Максимальный ретвит: Паутина, в которой мы оказались


Настоящие перемены начинаются не с громких речей и даже не с драконовских законов, а с быта, который из-за них - порой незаметно - становится другим. За суматохой последних лет мы, кажется, проглядели, как блестяще была разыграна партия по надеванию намордника на интернет в России.

Создание Единого реестра запрещенных ресурсов вызвало, конечно, шум в 2012 г., но потерялось на фоне всех «законов бешеного принтера» - ответа на акции протеста. Через год к реестру понадобилось откровенное уточнение: прокуроры получили право досудебно блокировать страницы с призывами «к участию в несанкционированных акциях».

Дальше пунктиром: успели додавить Дурова, который вынужден был продать свои 12% «В контакте», запустили принятие закона об обязательной регистрации всех сайтов и подготовили запрет анонимных денежных переводов.

Были усовершенствованы инструменты нагнетания истерии и имитации гражданского общества. Собиравшаяся много лет армия купленных лидеров мнений при поддержке тысяч рядовых исполнителей и полуроботических систем в 2014 г. на пике своей мощи.

«Нормальным» стало преследование за высказывание. Точнее сказать, сдвинулось само понятие нормы: целенаправленно насаждается страх выражения личного мнения, вытаптывается пространство privacy как такового. Теперь это стало возможно не только в перебранке в социальных сетях, но и в офлайне: например, в феврале этого года радиоведущий Владимир Соловьев в цикле своих передач развернул настоящую травлю студентки Высшей школы экономики только на основе ее твитов про Украину.

Меньше чем за два года рунет из заповедника свободы превратился во все более зарегулированное пространство, где нужно дважды подумать, прежде чем что-то написать, где нельзя собирать митинги, переводить деньги политикам и в принципе жить за радарами контрольных органов.

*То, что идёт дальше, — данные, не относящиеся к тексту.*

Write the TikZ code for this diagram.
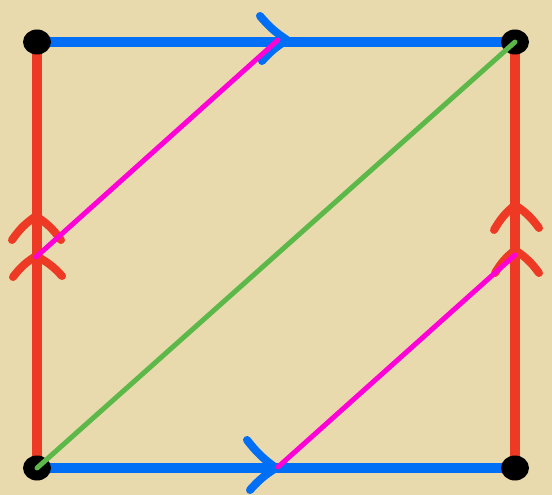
\documentclass[tikz,border=0pt]{standalone}
\usetikzlibrary{positioning,shapes.geometric}
\definecolor{parch}{HTML}{E9DAAE}
\definecolor{edgered}{HTML}{EE3A24}
\definecolor{edgeblue}{HTML}{006EF5}
\definecolor{diagmag}{HTML}{FF00D6}
\definecolor{diaggreen}{HTML}{5DB84A}
\begin{document}
\begin{tikzpicture}[
    x=1pt,y=-1pt,
    vert/.style={fill=black,ellipse,inner sep=0pt,minimum width=28pt,minimum height=25pt},
    redge/.style={draw=edgered,line width=10pt},
    bedge/.style={draw=edgeblue,line width=10pt},
    chev/.style={line width=8pt,line cap=round,line join=round},
    cut/.style={line width=5pt,line cap=round}
]
\fill[parch] (0,0) rectangle (552,495);
\useasboundingbox (0,0) rectangle (552,495);

% corners of the square
\coordinate (tl) at (37,42);
\coordinate (tr) at (515,42);
\coordinate (bl) at (37,468);
\coordinate (br) at (515,468);

% points where the magenta cuts meet the edges
\coordinate (lcut) at (36,257);
\coordinate (tcut) at (278,40);
\coordinate (bcut) at (278,467);
\coordinate (rcut) at (515,255);

\draw[redge] (bl) -- (tl);
\draw[redge] (br) -- (tr);
\draw[bedge] (tl) -- (tr);
\draw[bedge] (bl) -- (br);

% arrow marks
\draw[chev,edgeblue] (260,16) to[bend right=8] (287,40) to[bend right=8] (262,61);
\draw[chev,edgeblue] (247,440) to[bend right=8] (276,468) to[bend right=8] (250,490);
\draw[chev,edgered] (12,240) to[bend left=10] (36,216) to[bend left=10] (61,240);
\draw[chev,edgered] (13,277) to[bend left=10] (36,256) to[bend left=10] (62,276);
\draw[chev,edgered] (494,230) to[bend left=10] (515,205) to[bend left=10] (539,228);
\draw[chev,edgered] (495,273) to[bend left=10] (515,250) to[bend left=10] (539,273);

\node[vert] (v1) at (tl) {};
\node[vert] (v2) at (tr) {};
\node[vert] (v3) at (bl) {};
\node[vert] (v4) at (br) {};

\draw[cut,diaggreen] (v3.center) -- (v2.center);
\draw[cut,diagmag] (lcut) -- (tcut);
\draw[cut,diagmag] (bcut) -- (rcut);
\end{tikzpicture}
\end{document}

Это касается не сотен активистов или десятков тысяч завсегдатаев митингов, но вообще всех и будет иметь далеко идущие последствия. В постсоветской России интернет - теперь уже можно говорить в прошедшем времени - был единственной работавшей площадкой для вызревания альтернативы, пусть и медленного. В традиционной русской политической дихотомии «вече» - «князь» (киевский юго-запад против владимирского северо-востока или позже Новгород против Москвы) именно сеть, а не, например, парламент или пресса оказалась этой виртуальной городской площадью, где стали постепенно собираться и обмениваться мнениями свободные граждане.

Как под гипсом, медленно и мучительно здесь восстанавливались отсеченные, казалось, навсегда традиции земства и прямого народовластия. Но когда в 2011 г. едва окрепшее московское «вече» шагнуло с экранов компьютеров на улицы, «князю» и его «боярам» это не понравилось. По резервации свободы слова с тех пор наносятся удары не просто тяжелые, но, похоже, смертоносные. А после победы киевского «евровеча» шансов у нее, увы, все меньше и меньше.

Без вечевого колокола интернета мы вновь оказываемся в однозначной «ордынской Руси», и, видимо, не совпадение, что именно теперь мы вступаем в конфликт с «Русью литовской».